Here is a program foo.c that writes data to shared memory.
#include <stdio.h>
#include <stdlib.h>
#include <errno.h>
#include <string.h>
#include <stdint.h>
#include <unistd.h>
#include <sys/ipc.h>
#include <sys/shm.h>
int main()
{
    key_t key;
    int shmid;
    char *mem;
    if ((key = ftok("ftok", 0)) == -1) {
        perror("ftok");
        return 1;
    }
    if ((shmid = shmget(key, 100, 0600 | IPC_CREAT)) == -1) {
        perror("shmget");
        return 1;
    }
    printf("key: 0x%x; shmid: %d\n", key, shmid);
    if ((mem = shmat(shmid, NULL, 0)) == (void *) -1) {
        perror("shmat");
        return 1;
    }
    sprintf(mem, "hello");
    sleep(10);
    sprintf(mem, "exit");
    return 1;
}
Here is another program bar.c that reads data from the same shared memory.
#include <stdio.h>
#include <stdlib.h>
#include <errno.h>
#include <string.h>
#include <stdint.h>
#include <unistd.h>
#include <sys/ipc.h>
#include <sys/shm.h>
int main()
{
    key_t key;
    int shmid;
    volatile char *mem;
    if ((key = ftok("ftok", 0)) == -1) {
        perror("ftok");
        return 1;
    }
    if ((shmid = shmget(key, sizeof (int), 0400 | IPC_CREAT)) == -1) {
        perror("shmget");
        return 1;
    }
    printf("key: 0x%x; shmid: %d\n", key, shmid);
    if ((mem = shmat(shmid, NULL, 0)) == (void *) -1) {
        perror("shmat");
        return 1;
    }
    printf("looping ...\n");
    while (strncmp((char *) mem, "exit", 4) != 0)
        ;
    printf("exiting ...\n");
    return 0;
}
I run the writer program first in one terminal.

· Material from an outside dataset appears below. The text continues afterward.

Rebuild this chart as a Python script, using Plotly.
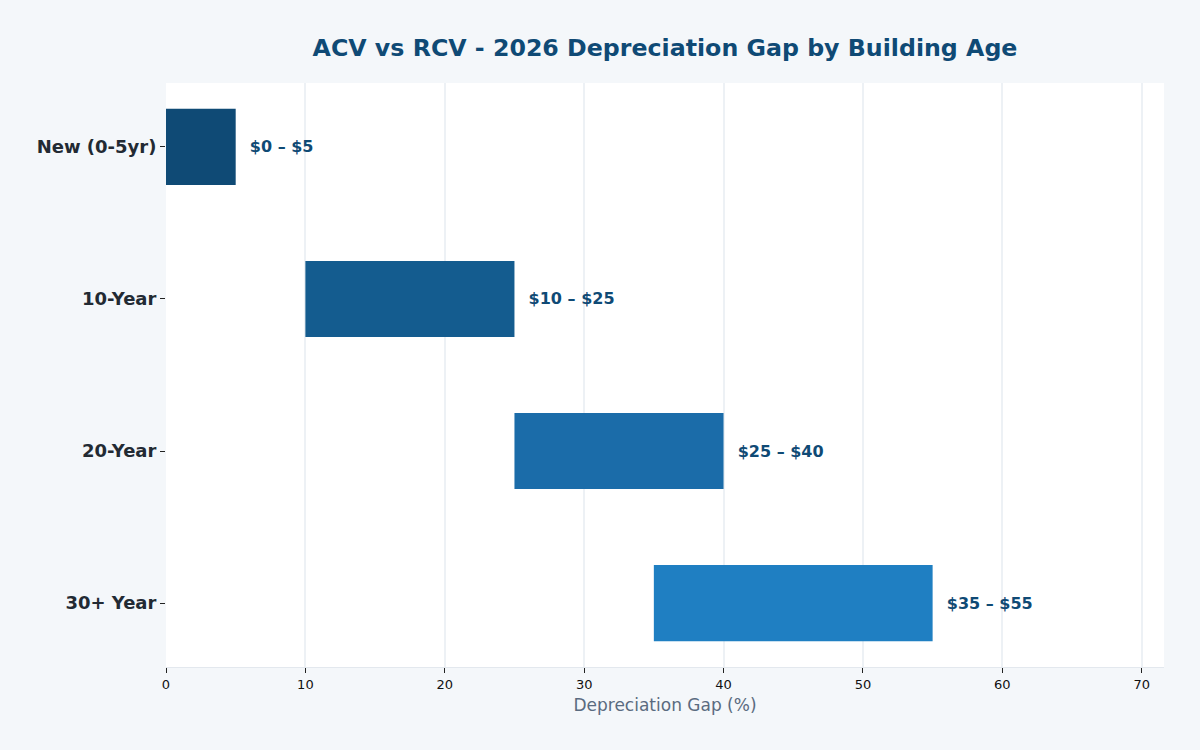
import plotly.graph_objects as go

categories = ["New (0-5yr)", "10-Year", "20-Year", "30+ Year"]
gap_low = [0, 10, 25, 35]
gap_high = [5, 25, 40, 55]
labels = ["$0 – $5", "$10 – $25", "$25 – $40", "$35 – $55"]
colors = ["#0f4a75", "#145c8f", "#1b6ca9", "#1f7fc2"]

fig = go.Figure(go.Bar(
    y=categories,
    x=[h - l for l, h in zip(gap_low, gap_high)],
    base=gap_low,
    orientation="h",
    width=0.5,
    marker=dict(color=colors, line=dict(width=0)),
    text=["\u00a0\u00a0" + t for t in labels],
    textposition="outside",
    textfont=dict(family="DejaVu Sans", size=16, color="#0f4a75", weight="bold"),
    cliponaxis=False,
    hoverinfo="skip",
))

fig.update_layout(
    width=1200, height=750,
    paper_bgcolor="#f4f7fa",
    plot_bgcolor="#ffffff",
    margin=dict(l=166, r=36, t=83, b=83),
    font=dict(family="DejaVu Sans"),
    title=dict(
        text="<b>ACV vs RCV - 2026 Depreciation Gap by Building Age</b>",
        x=0.5, xref="paper", y=0.937, yanchor="middle",
        font=dict(family="DejaVu Sans", size=23.7, color="#0f4a75"),
    ),
    showlegend=False,
    bargap=0.5,
)
fig.update_xaxes(
    range=[0, 71.6],
    dtick=10,
    showgrid=True, gridcolor="#edf1f5", gridwidth=1.5,
    zeroline=False,
    showline=True, linecolor="#e3e8ee",
    ticks="outside", ticklen=5, tickcolor="#222",
    tickfont=dict(size=13, color="#111"),
    title=dict(text="Depreciation Gap (%)", font=dict(size=17, color="#5a6b80"), standoff=8),
)
fig.update_yaxes(
    range=[3.42, -0.42],
    showgrid=False,
    zeroline=False,
    ticks="outside", ticklen=5, tickcolor="#222",
    tickfont=dict(size=18, color="#222a33", weight="bold"),
)

fig.write_html("out.html")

touch ftok && gcc foo.c -o foo && ./foo
While the writer program is still running, I run the reader program in another terminal.
gcc -O1 bar.c -o bar && ./bar
The reader program goes into an infinite loop. It looks like the optimizer has optimized the following code
    while (strncmp((char *) mem, "exit", 4) != 0)
        ;
to
    while (1)
        ;
because it sees nothing in the loop that could modify the data at mem after it has been read once.
But I declared mem as volatile precisely for this reason; to prevent the compiler from optimizing it away.
volatile char *mem;
Why does the compiler still optimize away the reads for mem?
By the way, I have found a solution that works. The solution that works is to modify
    while (strncmp((char *) mem, "exit", 4) != 0)
        ;
to
    while (mem[0] != 'e' || mem[1] != 'x' || mem[2] != 'i' || mem[3] != 't')
        ;
Why is it that the compiler optimizes away strncmp((char *) mem, "exit", 4) != 0 but does not optimize away mem[0] != 'e' || mem[1] != 'x' || mem[2] != 'i' || mem[3] != 't' even though char *mem is declared to be volatile in both cases?